Learning Embeddings with Centroid Triplet Loss for Object Identification in Robotic Grasping

This repository contains the code for the paper "Learning Embeddings with Centroid Triplet Loss for Object Identification in Robotic Grasping"

[Arxiv] [Code]

Anas Gouda, Max Schwarz, Christopher Reining, Sven Behnke, Alice Kirchheim,

This repository contains the training and evaluation code for the paper. If you are only interested in using the pre-trained identification model or our whole pipeline in your project, you can refer to our DoUnseen python package.
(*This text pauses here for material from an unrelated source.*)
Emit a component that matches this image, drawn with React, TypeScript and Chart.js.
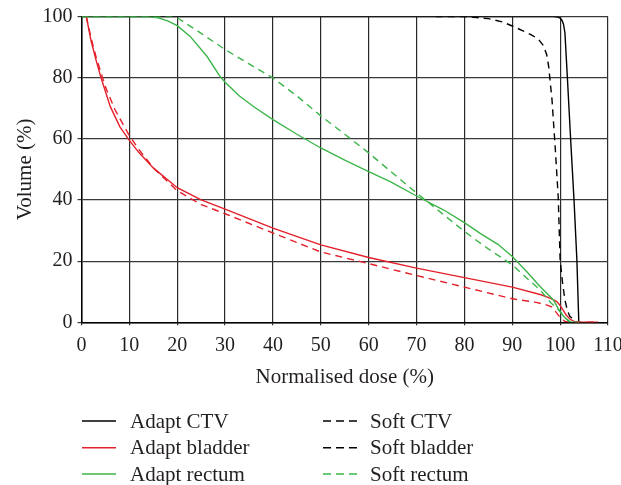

We use ViT model pre-trained on image-net. Our final ViT model was trained on 8 NVIDIA A100 GPUs. Install ViT pretrained model from PyTorch Hub:

cd training
torchrun --standalone --nnodes=1 --nproc-per-node=8 train_ctl_model.py --dataset /PATH/TO/ARMBENCH_OBJECT_IDENT_DATASET --batch-size 128 --num-workers 4 --freeze-first-layer --name augment --lr 0.05 --epochs 200 --augment

To continue training from a checkpoint use the argument --continue-from PATH/TO/CHECKPOINT.model. The checkpoint contains the model weights, args and the last epoch number.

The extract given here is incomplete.